Passion hivernale | Suzor-Coté (4 de 5)

Petite histoire (de l'art) par Anne-Élisabeth Vallée, détentrice d'un doctorat en histoire de l'art de l'UQAM
31 mars 2016

La collection d’œuvres d’art de l’homme d’affaires et philanthrope Pierre Lassonde, présentée dans l'exposition Passion privée, est le fruit de l’exercice de l’œil averti du collectionneur, qui avance patiemment, ne voulant acquérir que ce qu’il y a de mieux. S’en dégage également un amour pour le paysage, et plus particulièrement pour les scènes d’hiver, cette saison qui définit véritablement le Québec.

Nous souhaitions aborder ce sujet du paysage hivernal dans une série de billets de blogue décrivant près d'une vingtaine d'œuvres présentées en salle d’exposition.

Pour cet article, Anne-Élisabeth Vallée, détentrice d'un doctorat en histoire de l'art de l'UQAM décrit Rivière Gosselin de Marc-Aurèle de Foy Suzor-Coté.

Suzor-Côté, Rivière Gosselin
Marc-Aurèle de Foy Suzor-Coté, Rivière Gosselin, 1901. Huile sur panneau, 14,1 x 13,3 cm. Collection Pierre Lassonde.

 

Cette petite pochade illustre l’un des sujets de prédilection de Suzor-Coté, la rivière Gosselin, qui traverse son village natal d’Arthabaska. Tout indique qu’il s’agit d’une étude exécutée directement sur le motif. En effet, son support de bois, son format restreint, son caractère esquissé ainsi que les lacunes latérales – un signe que le panneau fraîchement peint a été inséré dans une boîte adaptée au transport – sont des caractéristiques révélatrices d’un travail en plein air. Suzor-Coté y relève dans un plan rapproché le tracé en arabesque de la rivière, composition dont il semble apprécier l’effet décoratif, puisqu’il la reprendra maintes fois au cours de sa carrière7. Dans sa pochade, le peintre a su saisir les délicates nuances de bleu et de mauve qui colorent le ciel, le cours d’eau ainsi que les collines et la végétation à l’arrière-plan. Les eaux de la rivière, qui ont fait fondre la neige à certains endroits le long des berges, laissent apparaître çà et là des touches de vert, de brun et de sable.

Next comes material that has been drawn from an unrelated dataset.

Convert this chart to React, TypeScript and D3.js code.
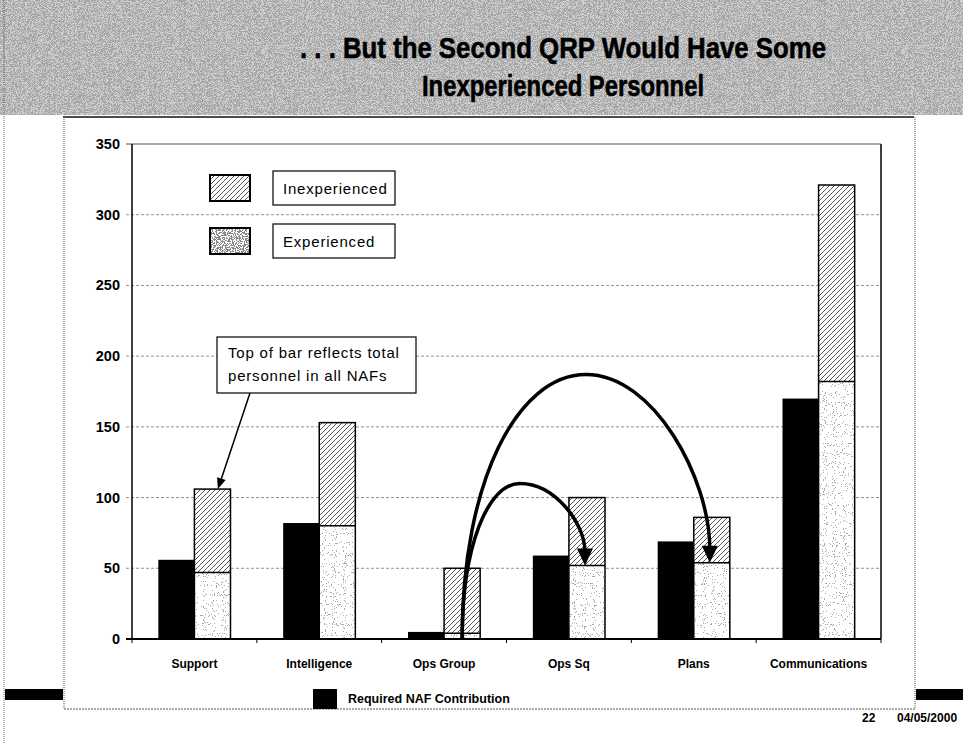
import React from "react";
import * as d3 from "d3";

const categories = ["Support", "Intelligence", "Ops Group", "Ops Sq", "Plans", "Communications"];
const required = [56, 82, 5, 59, 69, 170];
const experienced = [47, 80, 4, 52, 54, 182];
const inexperienced = [59, 73, 46, 48, 32, 139];
const yTicks = [0, 50, 100, 150, 200, 250, 300, 350];
const titleLines = [". . . But the Second QRP Would Have Some", "Inexperienced Personnel"];
const legendLabels = ["Inexperienced", "Experienced"];
const calloutLines = ["Top of bar reflects total", "personnel in all NAFs"];
// curved transfer arrows: from category -> to category; peak height (data units) and peak position (fraction of span)
const transfers = [
  { from: "Ops Group", to: "Ops Sq", peak: 110, at: 0.47 },
  { from: "Ops Group", to: "Plans", peak: 187, at: 0.5 },
];
const bottomLegend = "Required NAF Contribution";
const pageNo = "22";
const pageDate = "04/05/2000";

const W = 963;
const H = 743;
const M = { left: 132, right: 881, top: 144, bottom: 639 };
const FONT = "'Liberation Sans', Arial, Helvetica, sans-serif";

export default function App() {
  const x = d3.scaleBand<string>().domain(categories).range([M.left, M.right]);
  const y = d3.scaleLinear().domain([0, 350]).range([M.bottom, M.top]);
  const step = x.step();
  const bw = step * 0.289;
  const center = (c: string) => (x(c) as number) + step / 2;

  const arrowPaths = transfers.map((t, i) => {
    const ti = categories.indexOf(t.to);
    const sx = center(t.from) + bw / 2;
    const sy = y(0);
    const ex = center(t.to) + bw / 2 - 2;
    const tipY = y(experienced[ti]);
    const ey = tipY - 14;
    const px = sx + t.at * (ex - sx);
    const py = y(t.peak);
    const k1 = 0.6, k2 = 0.55;
    const p = d3.path();
    p.moveTo(sx, sy);
    p.bezierCurveTo(sx, sy - k1 * (sy - py), px - k2 * (px - sx), py, px, py);
    p.bezierCurveTo(px + k2 * (ex - px), py, ex, py + k1 * (ey - py), ex, ey);
    return { d: p.toString(), ex, tipY, key: i };
  });

  const supTotal = experienced[0] + inexperienced[0];
  const calloutTipX = center(categories[0]) + bw * 0.65;
  const calloutTipY = y(supTotal);
  const box = { x: 217, y: 337, w: 199, h: 56 };
  const cStartX = box.x + 33;
  const cStartY = box.y + box.h;
  const ang = Math.atan2(calloutTipY - cStartY, calloutTipX - cStartX);
  const ah = 11, aw = 4.5;
  const bx = calloutTipX - ah * Math.cos(ang);
  const by = calloutTipY - ah * Math.sin(ang);
  const calloutHead = `M${calloutTipX},${calloutTipY} L${bx + aw * Math.sin(ang)},${by - aw * Math.cos(ang)} L${bx - aw * Math.sin(ang)},${by + aw * Math.cos(ang)} Z`;

  return (
    <svg width={W} height={H} style={{ position: "absolute", left: 0, top: 0, background: "#fff" }} fontFamily={FONT}>
      <defs>
        <filter id="hdrNoise" x="0" y="0" width="1" height="1">
          <feTurbulence type="fractalNoise" baseFrequency="1.2" numOctaves="1" seed="7" result="n" />
          <feColorMatrix in="n" type="matrix" values="0 0 0 0 0.38  0 0 0 0 0.38  0 0 0 0 0.38  1 0 0 0 0" result="a" />
          <feComponentTransfer in="a" result="b">
            <feFuncA type="discrete" tableValues="0 0 0 0 0 0 0 0 0 0 1 1 1 1 1 1 1 1 1 1" />
          </feComponentTransfer>
          <feFlood floodColor="#cdcdcd" result="w" />
          <feMerge>
            <feMergeNode in="w" />
            <feMergeNode in="b" />
          </feMerge>
        </filter>
        <filter id="stipLight" x="0" y="0" width="1" height="1">
          <feTurbulence type="fractalNoise" baseFrequency="0.9" numOctaves="1" seed="3" result="n" />
          <feColorMatrix in="n" type="matrix" values="0 0 0 0 0.4  0 0 0 0 0.4  0 0 0 0 0.4  1 0 0 0 0" result="a" />
          <feComponentTransfer in="a" result="b">
            <feFuncA type="discrete" tableValues="0 0 0 0 0 0 0 0 0 0 0 0 0 1 1 1 1 1 1 1" />
          </feComponentTransfer>
          <feComposite in="b" in2="SourceAlpha" operator="in" result="c" />
          <feMerge>
            <feMergeNode in="SourceGraphic" />
            <feMergeNode in="c" />
          </feMerge>
        </filter>
        <filter id="stipDark" x="0" y="0" width="1" height="1">
          <feTurbulence type="fractalNoise" baseFrequency="0.9" numOctaves="1" seed="5" result="n" />
          <feColorMatrix in="n" type="matrix" values="0 0 0 0 0.25  0 0 0 0 0.25  0 0 0 0 0.25  1 0 0 0 0" result="a" />
          <feComponentTransfer in="a" result="b">
            <feFuncA type="discrete" tableValues="0 0 0 0 0 0 0 0 0 0 1 1 1 1 1 1 1 1 1 1" />
          </feComponentTransfer>
          <feComposite in="b" in2="SourceAlpha" operator="in" result="c" />
          <feMerge>
            <feMergeNode in="SourceGraphic" />
            <feMergeNode in="c" />
          </feMerge>
        </filter>
        <pattern id="hatch" patternUnits="userSpaceOnUse" width="5" height="5">
          <rect width="5" height="5" fill="#fff" />
          <path d="M-1,1 L1,-1 M0,5 L5,0 M4,6 L6,4" stroke="#444" strokeWidth="0.9" />
        </pattern>
      </defs>

      {/* header */}
      <rect x={0} y={0} width={W} height={115} fill="#ccc" filter="url(#hdrNoise)" />
      <line x1={4} y1={0} x2={4} y2={H} stroke="#666" strokeWidth={1} strokeDasharray="1 1" />
      {titleLines.map((t, i) => (
        <text
          key={t}
          x={563}
          y={58 + i * 38}
          textAnchor="middle"
          fontWeight="bold"
          fontSize={30}
          fill="#000"
          stroke="#000"
          strokeWidth={0.6}
          textLength={i === 0 ? 526 : 282}
          lengthAdjust="spacingAndGlyphs"
        >
          {t}
        </text>
      ))}

      {/* frame */}
      <line x1={63} y1={117} x2={914} y2={117} stroke="#111" strokeWidth={1.5} />
      <line x1={64} y1={117} x2={64} y2={709} stroke="#555" strokeWidth={1} strokeDasharray="1 1" />
      <line x1={915} y1={117} x2={915} y2={709} stroke="#555" strokeWidth={1} strokeDasharray="1 1" />
      <line x1={64} y1={709} x2={915} y2={709} stroke="#555" strokeWidth={1} strokeDasharray="2 1" />
      <rect x={5} y={689} width={58} height={11} fill="#000" />
      <rect x={916} y={689} width={47} height={11} fill="#000" />

      {/* gridlines */}
      {yTicks.filter((v) => v > 0 && v < 350).map((v) => (
        <line key={v} x1={M.left - 6} x2={M.right} y1={y(v)} y2={y(v)} stroke="#777" strokeWidth={0.8} strokeDasharray="3 2" />
      ))}
      <line x1={M.left - 6} x2={M.right} y1={y(350)} y2={y(350)} stroke="#555" strokeWidth={1} />
      {yTicks.map((v) => (
        <text key={v} x={120} y={y(v) + 5} textAnchor="end" fontSize={14.5} fontWeight="bold">
          {v}
        </text>
      ))}

      {/* bars */}
      {categories.map((c, i) => {
        const cx = center(c);
        const eTop = y(experienced[i]);
        const tTop = y(experienced[i] + inexperienced[i]);
        return (
          <g key={c}>
            <rect x={cx - bw} y={y(required[i])} width={bw} height={y(0) - y(required[i])} fill="#000" />
            <rect x={cx} y={eTop} width={bw} height={y(0) - eTop} fill="#fff" filter="url(#stipLight)" />
            <rect x={cx} y={tTop} width={bw} height={eTop - tTop} fill="url(#hatch)" />
            <rect x={cx} y={tTop} width={bw} height={y(0) - tTop} fill="none" stroke="#000" strokeWidth={1.5} />
            <line x1={cx} x2={cx + bw} y1={eTop} y2={eTop} stroke="#000" strokeWidth={1.5} />
          </g>
        );
      })}

      {/* axes */}
      <line x1={M.left} x2={M.left} y1={M.top} y2={M.bottom} stroke="#000" strokeWidth={1.5} />
      <line x1={M.right} x2={M.right} y1={M.top} y2={M.bottom} stroke="#000" strokeWidth={1.5} />
      <line x1={M.left - 6} x2={M.right} y1={M.bottom} y2={M.bottom} stroke="#000" strokeWidth={2} />
      {categories.map((c) => (
        <line key={c} x1={x(c) as number} x2={x(c) as number} y1={M.bottom} y2={M.bottom + 4} stroke="#000" strokeWidth={1} />
      ))}
      <line x1={M.right} x2={M.right} y1={M.bottom} y2={M.bottom + 4} stroke="#000" strokeWidth={1} />
      {categories.map((c) => (
        <text key={c} x={center(c)} y={668} textAnchor="middle" fontSize={12} fontWeight="bold">
          {c}
        </text>
      ))}

      {/* legend */}
      {legendLabels.map((l, i) => (
        <g key={l}>
          <rect
            x={210}
            y={175 + i * 53}
            width={40}
            height={26}
            fill={i === 0 ? "url(#hatch)" : "#fff"}
            filter={i === 1 ? "url(#stipDark)" : undefined}
          />
          <rect x={210} y={175 + i * 53} width={40} height={26} fill="none" stroke="#000" strokeWidth={2} />
          <rect x={273} y={171 + i * 53} width={122} height={34} fill="#fff" stroke="#000" strokeWidth={1.2} />
          <text x={283} y={194 + i * 53} fontSize={15} letterSpacing={0.8}>
            {l}
          </text>
        </g>
      ))}

      {/* callout */}
      <rect x={box.x} y={box.y} width={box.w} height={box.h} fill="#fff" stroke="#000" strokeWidth={1.2} />
      {calloutLines.map((t, i) => (
        <text key={t} x={box.x + 11} y={box.y + 21 + i * 23} fontSize={15} letterSpacing={0.8}>
          {t}
        </text>
      ))}
      <line x1={cStartX} y1={cStartY} x2={bx} y2={by} stroke="#000" strokeWidth={1.5} />
      <path d={calloutHead} fill="#000" />

      {/* transfer arrows */}
      {arrowPaths.map((a) => (
        <g key={a.key}>
          <path d={a.d} fill="none" stroke="#000" strokeWidth={3.5} />
          <path d={`M${a.ex},${a.tipY} L${a.ex - 8},${a.tipY - 17} L${a.ex + 8},${a.tipY - 17} Z`} fill="#000" />
        </g>
      ))}

      {/* bottom legend & footer */}
      <rect x={313} y={689} width={24} height={20} fill="#000" />
      <text x={348} y={703} fontSize={12.5} fontWeight="bold">
        {bottomLegend}
      </text>
      <text x={862} y={722} fontSize={12} fontWeight="bold">
        {pageNo}
      </text>
      <text x={897} y={722} fontSize={12} fontWeight="bold">
        {pageDate}
      </text>
    </svg>
  );
}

Suzor-Coté a probablement réalisé cette étude entre août 1901 et janvier 1902, soit durant son premier séjour au Québec depuis son arrivée en France en 1897. Sans doute lors du même séjour à Arthabaska, l’artiste esquisse à la mine de plomb un motif semblable dans son carnet de croquis. De retour en France, il s’en inspirera sans doute pour exécuter le pastel intitulé L’Hiver au Canada, la rivière Gosselin (non localisé) qu’il expose au Salon des artistes français de Paris de 1902. Quatre ans plus tard, il y présentera une huile sur toile sur le même sujet (non localisée) reprenant la composition de la pochade. Comme le fait remarquer Laurier Lacroix, lorsque l’artiste exécutera sa toile finale, il semblera remettre en question l’impression éclatante de la nature canadienne livrée dans la pochade, puisqu’il optera plutôt pour une ambiance grisâtre beaucoup plus sobre.